Extract the whole listing as it stands. Do not include the pictures.

● ● ● ● ● ● ●

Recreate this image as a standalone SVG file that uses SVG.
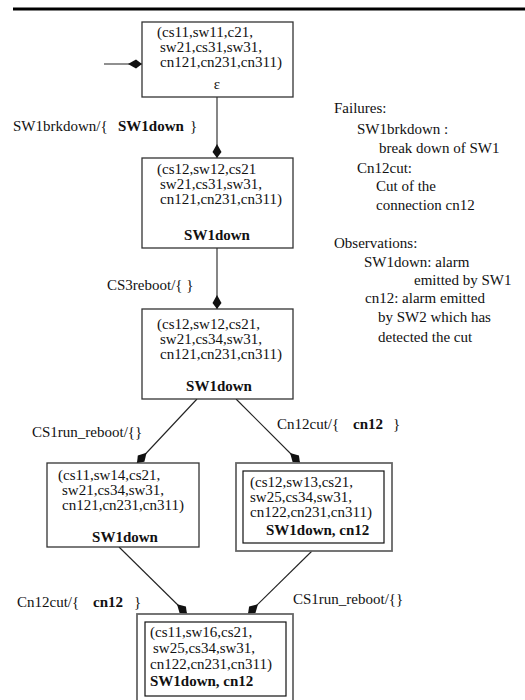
<svg xmlns="http://www.w3.org/2000/svg" width="525" height="700" viewBox="0 0 525 700">
<style>
  text { font-family: "Liberation Serif", "Times New Roman", serif; font-size: 15px; fill: #111; }
  .b { font-weight: bold; }
  .node { fill: #fff; stroke: #333; stroke-width: 1.3; }
  .outer { fill: #fff; stroke: #666; stroke-width: 1.8; }
  .inner { fill: none; stroke: #111; stroke-width: 1.2; }
  .edge { fill: none; stroke: #222; stroke-width: 1.1; marker-end: url(#arr); }
</style>
<defs>
  <marker id="arr" markerUnits="userSpaceOnUse" markerWidth="16" markerHeight="12" refX="14" refY="6" orient="auto" viewBox="0 0 16 12">
    <path d="M0,6 L8,1.5 L14,6 L8,10.5 Z" fill="#111"/>
  </marker>
</defs>
<rect x="0" y="0" width="525" height="700" fill="#fff"/>
<line x1="13" y1="9" x2="525" y2="9" stroke="#000" stroke-width="3"/>

<g id="connectors">
  <line class="edge" x1="104" y1="64" x2="142" y2="64"/>
  <line class="edge" x1="217" y1="97" x2="217" y2="158"/>
  <line class="edge" x1="217" y1="248" x2="217" y2="309"/>
  <line class="edge" x1="197" y1="399" x2="137" y2="463"/>
  <line class="edge" x1="236" y1="399" x2="300" y2="463"/>
  <line class="edge" x1="119" y1="547" x2="187" y2="614"/>
  <line class="edge" x1="312" y1="551" x2="248" y2="614"/>
  <text x="13" y="131">SW1brkdown/{ <tspan class="b" x="118">SW1down</tspan><tspan x="190">}</tspan></text>
  <text x="107" y="290">CS3reboot/{ }</text>
  <text x="32" y="437">CS1run_reboot/{}</text>
  <text x="277" y="429">Cn12cut/{ <tspan class="b" x="353">cn12</tspan><tspan x="393">}</tspan></text>
  <text x="17" y="607">Cn12cut/{ <tspan class="b" x="93">cn12</tspan><tspan x="134">}</tspan></text>
  <text x="293" y="604">CS1run_reboot/{}</text>
</g>

<g id="n1">
  <rect class="node" x="142" y="22" width="151" height="75"/>
  <text x="157" y="37">(cs11,sw11,c21,</text>
  <text x="160" y="52">sw21,cs31,sw31,</text>
  <text x="160" y="67">cn121,cn231,cn311)</text>
  <text x="217" y="89" text-anchor="middle">ε</text>
</g>

<g id="n2">
  <rect class="node" x="142" y="158" width="151" height="90"/>
  <text x="157" y="174">(cs12,sw12,cs21</text>
  <text x="160" y="189">sw21,cs31,sw31,</text>
  <text x="160" y="204">cn121,cn231,cn311)</text>
  <text class="b" x="217" y="240" text-anchor="middle">SW1down</text>
</g>

<g id="n3">
  <rect class="node" x="142" y="309" width="151" height="90"/>
  <text x="157" y="329">(cs12,sw12,cs21,</text>
  <text x="160" y="344">sw21,cs34,sw31,</text>
  <text x="160" y="359">cn121,cn231,cn311)</text>
  <text class="b" x="219" y="391" text-anchor="middle">SW1down</text>
</g>

<g id="n4">
  <rect class="node" x="47" y="463" width="152" height="84"/>
  <text x="58" y="480">(cs11,sw14,cs21,</text>
  <text x="62" y="495">sw21,cs34,sw31,</text>
  <text x="62" y="510">cn121,cn231,cn311)</text>
  <text class="b" x="125" y="542" text-anchor="middle">SW1down</text>
</g>

<g id="n5">
  <rect class="outer" x="236" y="463" width="156" height="88"/>
  <rect class="inner" x="243" y="471" width="141" height="72"/>
  <text x="250" y="487">(cs12,sw13,cs21,</text>
  <text x="250" y="502">sw25,cs34,sw31,</text>
  <text x="250" y="517">cn122,cn231,cn311)</text>
  <text class="b" x="266" y="535">SW1down, cn12</text>
</g>

<g id="n6">
  <rect class="outer" x="137" y="614" width="156" height="90"/>
  <rect class="inner" x="145" y="622" width="141" height="74"/>
  <text x="150" y="637">(cs11,sw16,cs21,</text>
  <text x="153" y="653">sw25,cs34,sw31,</text>
  <text x="150" y="669">cn122,cn231,cn311)</text>
  <text class="b" x="150" y="686">SW1down, cn12</text>
</g>

<g id="legend">
  <text x="334" y="113">Failures:</text>
  <text x="357" y="134">SW1brkdown :</text>
  <text x="379" y="153">break down of SW1</text>
  <text x="357" y="173">Cn12cut:</text>
  <text x="376" y="191">Cut of the</text>
  <text x="376" y="210">connection cn12</text>
  <text x="334" y="248">Observations:</text>
  <text x="364" y="267">SW1down: alarm</text>
  <text x="414" y="285">emitted by SW1</text>
  <text x="365" y="303">cn12: alarm emitted</text>
  <text x="378" y="322">by SW2 which has</text>
  <text x="378" y="342">detected the cut</text>
</g>
</svg>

● ● ● ● ● ● ●

RESPONSE TO THIS EXERCISE —
Recreate this image as a standalone SVG file that uses SVG.
<svg xmlns="http://www.w3.org/2000/svg" width="525" height="700" viewBox="0 0 525 700">
<style>
  text { font-family: "Liberation Serif", "Times New Roman", serif; font-size: 15px; fill: #111; }
  .b { font-weight: bold; }
  .node { fill: #fff; stroke: #333; stroke-width: 1.3; }
  .outer { fill: #fff; stroke: #666; stroke-width: 1.8; }
  .inner { fill: none; stroke: #111; stroke-width: 1.2; }
  .edge { fill: none; stroke: #222; stroke-width: 1.1; marker-end: url(#arr); }
</style>
<defs>
  <marker id="arr" markerUnits="userSpaceOnUse" markerWidth="16" markerHeight="12" refX="14" refY="6" orient="auto" viewBox="0 0 16 12">
    <path d="M0,6 L8,1.5 L14,6 L8,10.5 Z" fill="#111"/>
  </marker>
</defs>
<rect x="0" y="0" width="525" height="700" fill="#fff"/>
<line x1="13" y1="9" x2="525" y2="9" stroke="#000" stroke-width="3"/>

<g id="connectors">
  <line class="edge" x1="104" y1="64" x2="142" y2="64"/>
  <line class="edge" x1="217" y1="97" x2="217" y2="158"/>
  <line class="edge" x1="217" y1="248" x2="217" y2="309"/>
  <line class="edge" x1="197" y1="399" x2="137" y2="463"/>
  <line class="edge" x1="236" y1="399" x2="300" y2="463"/>
  <line class="edge" x1="119" y1="547" x2="187" y2="614"/>
  <line class="edge" x1="312" y1="551" x2="248" y2="614"/>
  <text x="13" y="131">SW1brkdown/{ <tspan class="b" x="118">SW1down</tspan><tspan x="190">}</tspan></text>
  <text x="107" y="290">CS3reboot/{ }</text>
  <text x="32" y="437">CS1run_reboot/{}</text>
  <text x="277" y="429">Cn12cut/{ <tspan class="b" x="353">cn12</tspan><tspan x="393">}</tspan></text>
  <text x="17" y="607">Cn12cut/{ <tspan class="b" x="93">cn12</tspan><tspan x="134">}</tspan></text>
  <text x="293" y="604">CS1run_reboot/{}</text>
</g>

<g id="n1">
  <rect class="node" x="142" y="22" width="151" height="75"/>
  <text x="157" y="37">(cs11,sw11,c21,</text>
  <text x="160" y="52">sw21,cs31,sw31,</text>
  <text x="160" y="67">cn121,cn231,cn311)</text>
  <text x="217" y="89" text-anchor="middle">ε</text>
</g>

<g id="n2">
  <rect class="node" x="142" y="158" width="151" height="90"/>
  <text x="157" y="174">(cs12,sw12,cs21</text>
  <text x="160" y="189">sw21,cs31,sw31,</text>
  <text x="160" y="204">cn121,cn231,cn311)</text>
  <text class="b" x="217" y="240" text-anchor="middle">SW1down</text>
</g>

<g id="n3">
  <rect class="node" x="142" y="309" width="151" height="90"/>
  <text x="157" y="329">(cs12,sw12,cs21,</text>
  <text x="160" y="344">sw21,cs34,sw31,</text>
  <text x="160" y="359">cn121,cn231,cn311)</text>
  <text class="b" x="219" y="391" text-anchor="middle">SW1down</text>
</g>

<g id="n4">
  <rect class="node" x="47" y="463" width="152" height="84"/>
  <text x="58" y="480">(cs11,sw14,cs21,</text>
  <text x="62" y="495">sw21,cs34,sw31,</text>
  <text x="62" y="510">cn121,cn231,cn311)</text>
  <text class="b" x="125" y="542" text-anchor="middle">SW1down</text>
</g>

<g id="n5">
  <rect class="outer" x="236" y="463" width="156" height="88"/>
  <rect class="inner" x="243" y="471" width="141" height="72"/>
  <text x="250" y="487">(cs12,sw13,cs21,</text>
  <text x="250" y="502">sw25,cs34,sw31,</text>
  <text x="250" y="517">cn122,cn231,cn311)</text>
  <text class="b" x="266" y="535">SW1down, cn12</text>
</g>

<g id="n6">
  <rect class="outer" x="137" y="614" width="156" height="90"/>
  <rect class="inner" x="145" y="622" width="141" height="74"/>
  <text x="150" y="637">(cs11,sw16,cs21,</text>
  <text x="153" y="653">sw25,cs34,sw31,</text>
  <text x="150" y="669">cn122,cn231,cn311)</text>
  <text class="b" x="150" y="686">SW1down, cn12</text>
</g>

<g id="legend">
  <text x="334" y="113">Failures:</text>
  <text x="357" y="134">SW1brkdown :</text>
  <text x="379" y="153">break down of SW1</text>
  <text x="357" y="173">Cn12cut:</text>
  <text x="376" y="191">Cut of the</text>
  <text x="376" y="210">connection cn12</text>
  <text x="334" y="248">Observations:</text>
  <text x="364" y="267">SW1down: alarm</text>
  <text x="414" y="285">emitted by SW1</text>
  <text x="365" y="303">cn12: alarm emitted</text>
  <text x="378" y="322">by SW2 which has</text>
  <text x="378" y="342">detected the cut</text>
</g>
</svg>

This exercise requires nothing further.